As someone who has relatives who are Fijian Indian I am concerned about this capitulation.
George Speight is no better than those who have denied rights to the minorities in their countries are.
The major governments of the world should ban all flights and trade with Fiji until real democracy
is brought back for all the peoples of those islands.
Paul Ohia, Nigeria
Can there really be any doubt in anyone's mind that this a terrible, shameful miscarriage of justice? Fiji had made great steps forward, and with its multi-ethnic constitution, it was truly democratic and fair state.
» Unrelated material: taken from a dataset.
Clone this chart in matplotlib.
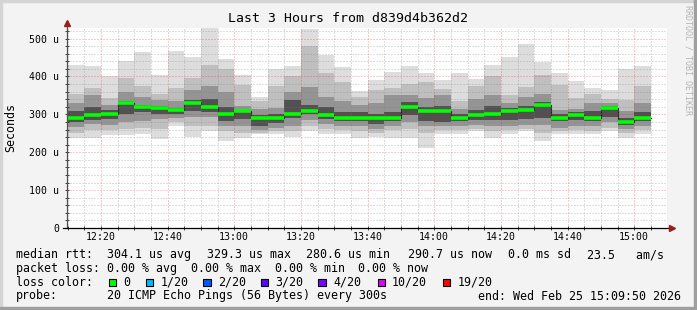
import matplotlib
matplotlib.use("Agg")
import matplotlib.pyplot as plt
import matplotlib.dates as mdates
from matplotlib.patches import Rectangle
from matplotlib.ticker import MultipleLocator, FixedLocator
import numpy as np
import pandas as pd

# ---------------- data ----------------
title = "Last 3 Hours from d839d4b362d2"
day = "2026-02-25"
first_bin = "12:10"
bin_minutes = 5
view_start = "12:09:50"
view_end = "15:09:50"

ping_max = [430, 427, 400, 440, 464, 403, 467, 451, 527, 446, 403, 346, 419, 428, 525, 458, 425, 362,
            391, 412, 427, 410, 391, 410, 393, 430, 452, 485, 439, 410, 389, 369, 364, 419, 427]
upper2 = [355, 370, 344, 395, 375, 355, 370, 395, 430, 420, 378, 335, 375, 400, 480, 410, 385, 345,
          365, 370, 380, 385, 368, 335, 375, 400, 350, 372, 405, 378, 342, 355, 340, 338, 375]
upper3 = [330, 350, 325, 360, 345, 338, 335, 365, 375, 360, 322, 315, 318, 360, 372, 345, 335, 325,
          330, 350, 350, 342, 350, 315, 340, 350, 330, 345, 355, 312, 315, 330, 330, 310, 330]
upper4 = [308, 320, 312, 335, 325, 322, 318, 338, 340, 320, 312, 298, 300, 338, 325, 320, 305, 305,
          300, 305, 333, 320, 322, 300, 312, 322, 318, 322, 333, 300, 305, 310, 322, 290, 305]
median = [290, 299, 302, 329, 319, 318, 311, 329, 319, 301, 309, 290, 290, 300, 310, 299, 290, 290,
          290, 291, 319, 310, 308, 290, 299, 300, 310, 312, 326, 290, 298, 290, 317, 280, 290]
lower4 = [281, 286, 288, 300, 305, 300, 300, 308, 305, 282, 287, 270, 278, 290, 300, 288, 282, 282,
          275, 282, 298, 282, 280, 282, 285, 285, 285, 288, 290, 282, 285, 282, 292, 272, 282]
lower3 = [266, 275, 272, 280, 283, 288, 290, 292, 292, 270, 268, 258, 265, 270, 285, 275, 270, 270,
          262, 270, 280, 268, 268, 270, 273, 270, 270, 273, 272, 265, 270, 268, 280, 262, 270]
lower2 = [250, 258, 259, 262, 265, 262, 280, 270, 270, 255, 252, 252, 255, 255, 268, 262, 258, 255,
          250, 258, 262, 250, 258, 258, 262, 255, 258, 262, 252, 255, 258, 255, 265, 250, 258]
ping_min = [238, 238, 246, 246, 247, 234, 269, 241, 256, 231, 238, 247, 247, 241, 256, 247, 247, 238,
            241, 238, 238, 212, 247, 247, 256, 238, 247, 256, 231, 247, 247, 247, 256, 238, 247]

xtick_labels = ["12:20", "12:40", "13:00", "13:20", "13:40", "14:00", "14:20", "14:40", "15:00"]
ytick_values = [0, 100, 200, 300, 400, 500]
ytick_labels = ["0", "100 u", "200 u", "300 u", "400 u", "500 u"]
y_top = 528
ylabel = "Seconds"
watermark = "RRDTOOL / TOBI OETIKER"

row1 = ["median rtt:", "304.1 us avg", "329.3 us max", "280.6 us min", "290.7 us now",
        "0.0 ms sd", "23.5   am/s"]
row2 = ["packet loss:", "0.00 % avg", "0.00 % max", "0.00 % min", "0.00 % now"]
loss_caption = "loss color:"
loss_labels = ["0", "1/20", "2/20", "3/20", "4/20", "10/20", "19/20"]
loss_colors = ["#00ff00", "#00b8ff", "#0059ff", "#5e00ff", "#7e00ff", "#dd00ff", "#ff0000"]
row4 = ["probe:", "20 ICMP Echo Pings (56 Bytes) every 300s", "end: Wed Feb 25 15:09:50 2026"]

# ---------------- layout ----------------
W, H = 697, 310
plt.rcParams['font.family'] = ['DejaVu Sans Mono', 'DejaVu Sans']

fig = plt.figure(figsize=(W / 100, H / 100), dpi=100, facecolor='#f3f3f3')
def fx(px): return px / W
def fy(py): return 1 - py / H

# 3D-ish frame
fig.patches.append(Rectangle((0, fy(2)), 1, 2 / H, transform=fig.transFigure, color='#d4d4d4', zorder=0))
fig.patches.append(Rectangle((0, 0), 2 / W, 1, transform=fig.transFigure, color='#d4d4d4', zorder=0))
fig.patches.append(Rectangle((0, 0), 1, 3 / H, transform=fig.transFigure, color='#9f9f9f', zorder=0))
fig.patches.append(Rectangle((fx(W - 3), 0), 3 / W, 1, transform=fig.transFigure, color='#9f9f9f', zorder=0))

ax = fig.add_axes([fx(67), fy(228), 600 / W, 200 / H])
ax.set_facecolor('white')
for s in ax.spines.values():
    s.set_visible(False)

t0 = pd.Timestamp(f"{day} {first_bin}")
bins = pd.date_range(t0, periods=len(median), freq=f"{bin_minutes}min")
x = mdates.date2num(bins.to_pydatetime())
w = bin_minutes / 1440.0

bands = [(ping_min, ping_max, '#dddddd'),
         (lower2, upper2, '#bfbfbf'),
         (lower3, upper3, '#949494'),
         (lower4, upper4, '#515151')]
for lo, hi, c in bands:
    lo = np.array(lo, float)
    hi = np.array(hi, float)
    ax.bar(x, hi - lo, width=w, bottom=lo, align='edge', color=c, linewidth=0, zorder=1)

edges = np.append(x, x[-1] + w)
vals = np.append(median, median[-1])
ax.step(edges, vals, where='post', color='#202020', lw=0.8, zorder=2)
ax.hlines(median, x, x + w, colors=loss_colors[0], lw=2.6, zorder=3)

xs = mdates.date2num(pd.Timestamp(f"{day} {view_start}").to_pydatetime())
xe = mdates.date2num(pd.Timestamp(f"{day} {view_end}").to_pydatetime())
ax.set_xlim(xs, xe)
ax.set_ylim(0, y_top)

xt = [mdates.date2num(pd.Timestamp(f"{day} {l}").to_pydatetime()) for l in xtick_labels]
ax.xaxis.set_major_locator(FixedLocator(xt))
ax.set_xticklabels(xtick_labels)
ax.xaxis.set_minor_locator(mdates.MinuteLocator(byminute=range(0, 60, 5)))
ax.set_yticks(ytick_values)
ax.set_yticklabels(ytick_labels)
ax.yaxis.set_minor_locator(MultipleLocator(20))

ax.set_axisbelow(False)
ax.grid(which='major', color='#ff0000', alpha=0.4, lw=0.72, ls=(0, (1, 2)), zorder=2.5)
ax.grid(which='minor', color='#808080', alpha=0.5, lw=0.72, ls=(0, (1, 2)), zorder=2.5)
ax.tick_params(which='both', direction='inout', length=2.2, width=0.72, color='#404040',
               labelsize=7.1, labelcolor='black')
ax.tick_params(axis='x', pad=2.0)
ax.tick_params(axis='y', pad=4.5)

# axis lines + arrows
ax.plot([0, 0], [0, 1.025], transform=ax.transAxes, color='#505050', lw=0.9, clip_on=False, zorder=5)
ax.plot([-4 / 600, 1.01], [0, 0], transform=ax.transAxes, color='black', lw=0.9, clip_on=False, zorder=5)
ax.plot([0], [1.025], marker='^', ms=4.5, color='#9b1c1c', transform=ax.transAxes, clip_on=False, zorder=6)
ax.plot([1.008], [0], marker='>', ms=4.5, color='#9b1c1c', transform=ax.transAxes, clip_on=False, zorder=6)

# titles
fig.text(fx(348.5), fy(19), title, ha='center', va='center', fontsize=9.5)
fig.text(fx(11), fy(128), ylabel, ha='center', va='center', rotation=90, fontsize=8.4)
fig.text(fx(688), fy(5), watermark, ha='center', va='top', rotation=270, fontsize=6, color='#b4b4b4')

# legend rows
leg = 8.4
row1_x = [16, 107.3, 207.3, 306.3, 408.3, 507.7, 586.7]
for s, px in zip(row1, row1_x):
    fig.text(fx(px), fy(254.7), s, ha='left', va='center', fontsize=leg)
row2_x = [16, 107.3, 191, 274.7, 358.3]
for s, px in zip(row2, row2_x):
    fig.text(fx(px), fy(268.3), s, ha='left', va='center', fontsize=leg)
fig.text(fx(16), fy(282.3), loss_caption, ha='left', va='center', fontsize=leg)
sq_x = [108.7, 145.7, 203.3, 260.7, 318.3, 377.7, 442.7]
lab_x = [123.3, 160.7, 218, 275.3, 333.3, 391.7, 457.3]
for lab, col, sx, lx in zip(loss_labels, loss_colors, sq_x, lab_x):
    fig.patches.append(Rectangle((fx(sx), fy(282.3 + 3.6)), 7.2 / W, 7.2 / H, transform=fig.transFigure,
                                 facecolor=col, edgecolor='black', lw=0.8, zorder=3))
    fig.text(fx(lx), fy(282.3), lab, ha='left', va='center', fontsize=leg)
row4_x = [16, 107.3, 478.3]
for s, px in zip(row4, row4_x):
    fig.text(fx(px), fy(296), s, ha='left', va='center', fontsize=leg)

fig.savefig("out.png", dpi=100, facecolor=fig.get_facecolor())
The worst is yet to come. International sanctions may well be applied, understandably, since Mr. Speight has managed to dismantle a democracy and get away with it.
The Speight charade gives a bad example for other criminals in other countries to follow. It shows that they can get away with anything. Speight should spend the rest of his life in prison, but he'll end up getting power and money from the deal.
It is now up to the democratically based international community to ensure that justice is served against Speight.
Fiji provides an ideal platform for strategic co-operation between India and Australia.
It's a pretty disgusting result by a pretty disgusting group of political and military leaders. Fiji deserves to be excluded from the world community while this racist nonsense is given so much as a veil of legitimacy.
I fear that if a small country like Fiji can pull that off, then other small countries may try and successfully win, and then those groups will group together to form one big alliance against a bigger nation.
Clearly lives had to be saved, and the hostages released. But no one should get away with murdering democracy. Whatever happens, it's a tragedy for Fiji.